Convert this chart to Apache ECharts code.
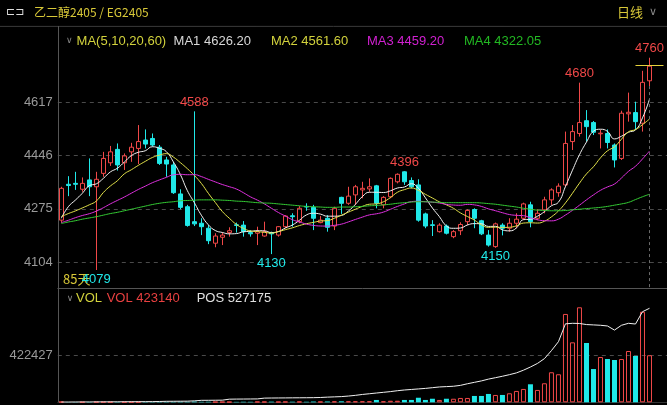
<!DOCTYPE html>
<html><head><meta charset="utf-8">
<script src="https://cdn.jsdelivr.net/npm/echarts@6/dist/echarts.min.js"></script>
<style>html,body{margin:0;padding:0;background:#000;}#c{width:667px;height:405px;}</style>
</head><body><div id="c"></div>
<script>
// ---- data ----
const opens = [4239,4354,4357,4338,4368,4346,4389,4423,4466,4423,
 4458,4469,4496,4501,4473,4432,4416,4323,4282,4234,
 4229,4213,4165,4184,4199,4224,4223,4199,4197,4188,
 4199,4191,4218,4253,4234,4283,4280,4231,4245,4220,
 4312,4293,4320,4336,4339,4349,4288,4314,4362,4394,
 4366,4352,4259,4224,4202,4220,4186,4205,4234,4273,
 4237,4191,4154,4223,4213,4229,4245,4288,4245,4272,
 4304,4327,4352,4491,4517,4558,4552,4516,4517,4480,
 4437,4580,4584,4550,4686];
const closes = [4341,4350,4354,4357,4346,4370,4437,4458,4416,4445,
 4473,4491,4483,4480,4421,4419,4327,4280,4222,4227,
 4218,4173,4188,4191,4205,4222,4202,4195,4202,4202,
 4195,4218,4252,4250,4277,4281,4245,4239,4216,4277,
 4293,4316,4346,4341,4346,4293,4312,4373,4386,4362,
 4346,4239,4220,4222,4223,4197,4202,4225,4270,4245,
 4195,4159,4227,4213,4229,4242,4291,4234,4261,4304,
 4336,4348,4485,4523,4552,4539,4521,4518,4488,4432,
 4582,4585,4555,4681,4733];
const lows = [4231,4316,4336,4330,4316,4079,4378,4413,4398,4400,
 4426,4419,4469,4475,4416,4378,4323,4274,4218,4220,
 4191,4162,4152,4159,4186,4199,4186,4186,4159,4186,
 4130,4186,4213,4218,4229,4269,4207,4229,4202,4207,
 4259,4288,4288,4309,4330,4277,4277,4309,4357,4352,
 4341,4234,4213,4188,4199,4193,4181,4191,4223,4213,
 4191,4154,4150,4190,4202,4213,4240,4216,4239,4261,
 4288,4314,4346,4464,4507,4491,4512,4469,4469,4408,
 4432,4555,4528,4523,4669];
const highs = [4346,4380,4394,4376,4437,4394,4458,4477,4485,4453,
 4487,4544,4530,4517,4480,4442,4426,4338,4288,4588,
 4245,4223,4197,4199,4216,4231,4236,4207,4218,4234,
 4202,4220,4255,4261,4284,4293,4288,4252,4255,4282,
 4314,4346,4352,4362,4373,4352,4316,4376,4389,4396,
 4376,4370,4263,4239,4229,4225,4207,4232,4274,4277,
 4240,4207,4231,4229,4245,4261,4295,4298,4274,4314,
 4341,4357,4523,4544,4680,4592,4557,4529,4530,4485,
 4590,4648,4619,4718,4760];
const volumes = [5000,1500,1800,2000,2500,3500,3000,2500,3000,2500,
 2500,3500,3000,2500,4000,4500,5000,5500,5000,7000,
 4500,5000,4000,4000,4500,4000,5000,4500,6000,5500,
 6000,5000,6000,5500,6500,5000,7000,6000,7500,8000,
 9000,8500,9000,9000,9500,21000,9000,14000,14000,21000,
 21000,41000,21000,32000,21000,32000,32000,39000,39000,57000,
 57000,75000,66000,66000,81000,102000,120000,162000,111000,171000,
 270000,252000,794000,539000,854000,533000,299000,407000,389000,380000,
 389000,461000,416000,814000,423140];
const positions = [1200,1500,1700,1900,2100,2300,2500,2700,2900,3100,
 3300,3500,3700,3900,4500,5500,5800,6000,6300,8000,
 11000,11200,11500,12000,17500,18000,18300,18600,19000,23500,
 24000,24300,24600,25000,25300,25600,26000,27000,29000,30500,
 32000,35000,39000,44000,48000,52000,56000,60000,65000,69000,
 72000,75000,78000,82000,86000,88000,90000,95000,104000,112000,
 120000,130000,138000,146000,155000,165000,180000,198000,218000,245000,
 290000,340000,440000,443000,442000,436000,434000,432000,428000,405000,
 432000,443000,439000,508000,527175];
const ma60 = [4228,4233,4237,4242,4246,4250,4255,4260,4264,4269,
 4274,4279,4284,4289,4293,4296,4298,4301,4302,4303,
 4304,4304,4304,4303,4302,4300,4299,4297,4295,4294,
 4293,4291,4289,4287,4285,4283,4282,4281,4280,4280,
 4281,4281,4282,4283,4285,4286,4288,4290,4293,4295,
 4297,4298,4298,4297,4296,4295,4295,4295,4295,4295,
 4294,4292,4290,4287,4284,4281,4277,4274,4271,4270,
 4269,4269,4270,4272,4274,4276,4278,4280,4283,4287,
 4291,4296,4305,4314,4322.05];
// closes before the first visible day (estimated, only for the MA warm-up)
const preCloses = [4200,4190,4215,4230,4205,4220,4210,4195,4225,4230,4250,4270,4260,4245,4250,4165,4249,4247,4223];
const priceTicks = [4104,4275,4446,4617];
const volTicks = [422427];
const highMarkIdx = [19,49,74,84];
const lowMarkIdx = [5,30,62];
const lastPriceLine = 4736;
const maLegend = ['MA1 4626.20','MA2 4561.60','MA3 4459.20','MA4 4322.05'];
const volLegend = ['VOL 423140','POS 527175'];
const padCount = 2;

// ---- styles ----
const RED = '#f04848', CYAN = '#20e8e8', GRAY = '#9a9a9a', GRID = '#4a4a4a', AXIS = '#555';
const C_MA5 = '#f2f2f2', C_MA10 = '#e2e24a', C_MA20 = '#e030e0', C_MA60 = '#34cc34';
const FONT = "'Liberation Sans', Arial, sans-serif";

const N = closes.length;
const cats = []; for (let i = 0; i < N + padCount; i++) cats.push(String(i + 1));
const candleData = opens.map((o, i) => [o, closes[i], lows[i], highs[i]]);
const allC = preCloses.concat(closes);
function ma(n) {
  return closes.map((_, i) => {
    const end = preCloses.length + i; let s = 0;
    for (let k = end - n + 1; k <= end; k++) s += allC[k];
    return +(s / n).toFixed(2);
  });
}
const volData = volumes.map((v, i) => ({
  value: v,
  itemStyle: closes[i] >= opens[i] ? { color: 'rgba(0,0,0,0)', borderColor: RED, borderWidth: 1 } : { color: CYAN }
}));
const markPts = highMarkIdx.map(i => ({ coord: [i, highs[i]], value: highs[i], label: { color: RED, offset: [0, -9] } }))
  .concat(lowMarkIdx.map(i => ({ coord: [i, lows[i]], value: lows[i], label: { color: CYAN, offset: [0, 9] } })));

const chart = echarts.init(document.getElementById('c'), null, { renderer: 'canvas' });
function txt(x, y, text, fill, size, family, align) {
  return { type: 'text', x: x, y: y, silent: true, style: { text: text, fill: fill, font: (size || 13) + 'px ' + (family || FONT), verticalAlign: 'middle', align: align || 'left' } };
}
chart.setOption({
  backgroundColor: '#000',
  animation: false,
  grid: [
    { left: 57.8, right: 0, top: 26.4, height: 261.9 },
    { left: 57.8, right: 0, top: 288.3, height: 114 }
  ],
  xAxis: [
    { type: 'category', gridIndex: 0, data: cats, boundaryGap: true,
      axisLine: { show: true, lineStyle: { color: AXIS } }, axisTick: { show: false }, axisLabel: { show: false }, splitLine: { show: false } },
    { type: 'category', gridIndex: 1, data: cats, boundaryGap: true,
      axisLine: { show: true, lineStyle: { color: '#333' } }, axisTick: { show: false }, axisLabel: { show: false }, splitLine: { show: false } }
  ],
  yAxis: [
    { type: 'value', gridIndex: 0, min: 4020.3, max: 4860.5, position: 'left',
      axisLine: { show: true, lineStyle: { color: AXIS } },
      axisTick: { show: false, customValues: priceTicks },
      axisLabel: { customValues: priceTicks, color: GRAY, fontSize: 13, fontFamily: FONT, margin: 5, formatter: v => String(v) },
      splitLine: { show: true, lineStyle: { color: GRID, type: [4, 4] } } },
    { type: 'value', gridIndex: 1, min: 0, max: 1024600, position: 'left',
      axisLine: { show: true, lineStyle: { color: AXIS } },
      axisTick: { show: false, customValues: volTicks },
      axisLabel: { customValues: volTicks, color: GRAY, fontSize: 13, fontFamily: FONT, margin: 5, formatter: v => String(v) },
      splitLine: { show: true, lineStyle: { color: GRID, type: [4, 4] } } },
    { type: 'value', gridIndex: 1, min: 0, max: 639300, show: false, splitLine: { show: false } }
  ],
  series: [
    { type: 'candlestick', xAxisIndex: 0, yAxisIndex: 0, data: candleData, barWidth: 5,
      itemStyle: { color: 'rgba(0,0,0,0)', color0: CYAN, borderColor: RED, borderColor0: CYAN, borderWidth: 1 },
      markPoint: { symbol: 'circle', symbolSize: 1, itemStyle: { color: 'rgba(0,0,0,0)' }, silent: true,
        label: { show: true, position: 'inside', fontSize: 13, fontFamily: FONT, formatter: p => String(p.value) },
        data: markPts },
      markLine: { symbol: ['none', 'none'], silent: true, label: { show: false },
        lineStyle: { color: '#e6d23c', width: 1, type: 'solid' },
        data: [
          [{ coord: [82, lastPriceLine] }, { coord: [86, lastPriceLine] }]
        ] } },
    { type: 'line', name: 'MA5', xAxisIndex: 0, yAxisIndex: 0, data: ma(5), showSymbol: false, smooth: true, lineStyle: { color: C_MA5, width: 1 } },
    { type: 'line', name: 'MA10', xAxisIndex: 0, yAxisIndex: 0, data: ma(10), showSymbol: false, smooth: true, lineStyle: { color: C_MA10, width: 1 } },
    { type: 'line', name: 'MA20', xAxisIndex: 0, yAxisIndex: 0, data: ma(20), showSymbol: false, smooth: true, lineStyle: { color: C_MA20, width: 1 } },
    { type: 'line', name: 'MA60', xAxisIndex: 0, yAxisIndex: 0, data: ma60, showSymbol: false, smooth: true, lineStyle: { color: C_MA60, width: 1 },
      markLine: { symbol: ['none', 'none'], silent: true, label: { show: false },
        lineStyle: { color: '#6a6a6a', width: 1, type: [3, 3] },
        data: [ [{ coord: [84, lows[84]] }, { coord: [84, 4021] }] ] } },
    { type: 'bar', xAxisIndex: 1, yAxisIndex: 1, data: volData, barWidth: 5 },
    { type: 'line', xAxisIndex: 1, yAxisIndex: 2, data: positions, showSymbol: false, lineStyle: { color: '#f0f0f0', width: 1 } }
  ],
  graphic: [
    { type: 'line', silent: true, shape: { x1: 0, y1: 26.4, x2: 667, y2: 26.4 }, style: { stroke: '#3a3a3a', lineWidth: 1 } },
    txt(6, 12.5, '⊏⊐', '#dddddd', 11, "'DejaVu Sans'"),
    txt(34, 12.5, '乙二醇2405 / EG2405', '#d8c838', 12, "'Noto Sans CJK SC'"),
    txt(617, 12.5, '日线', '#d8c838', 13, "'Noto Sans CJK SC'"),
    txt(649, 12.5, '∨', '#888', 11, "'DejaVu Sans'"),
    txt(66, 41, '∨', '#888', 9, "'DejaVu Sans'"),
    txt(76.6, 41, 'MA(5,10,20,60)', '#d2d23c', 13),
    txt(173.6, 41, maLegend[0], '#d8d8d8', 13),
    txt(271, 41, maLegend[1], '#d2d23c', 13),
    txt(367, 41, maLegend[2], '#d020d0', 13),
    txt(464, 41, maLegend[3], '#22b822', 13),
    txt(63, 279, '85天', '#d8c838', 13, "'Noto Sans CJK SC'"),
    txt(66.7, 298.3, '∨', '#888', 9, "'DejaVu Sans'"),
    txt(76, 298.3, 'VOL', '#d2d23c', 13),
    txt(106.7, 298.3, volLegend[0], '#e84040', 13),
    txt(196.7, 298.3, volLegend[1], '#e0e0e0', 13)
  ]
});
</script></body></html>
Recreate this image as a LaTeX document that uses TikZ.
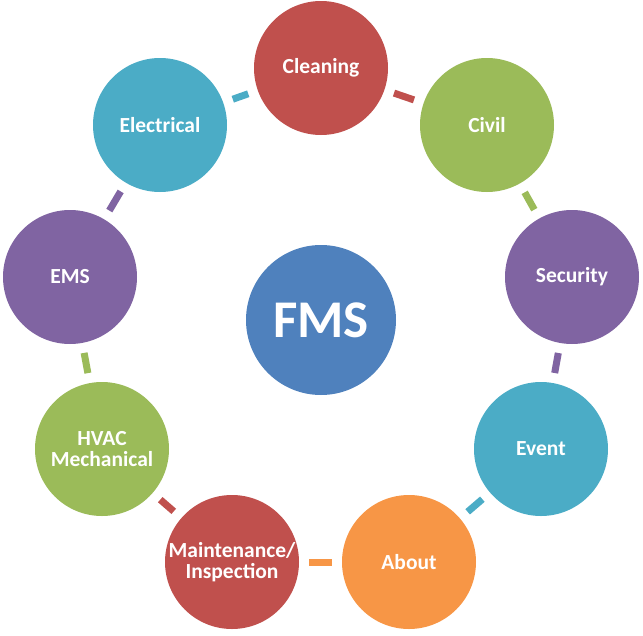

────────────────

● **WHAT IS ASKED**
Check all the records above and select each line where the string "document" is found.

● **WRITTEN SOLUTION**
const chart = echarts.init(document.getElementById('c'), null, { renderer: 'canvas' });
Recreate this image as a LaTeX document that uses TikZ.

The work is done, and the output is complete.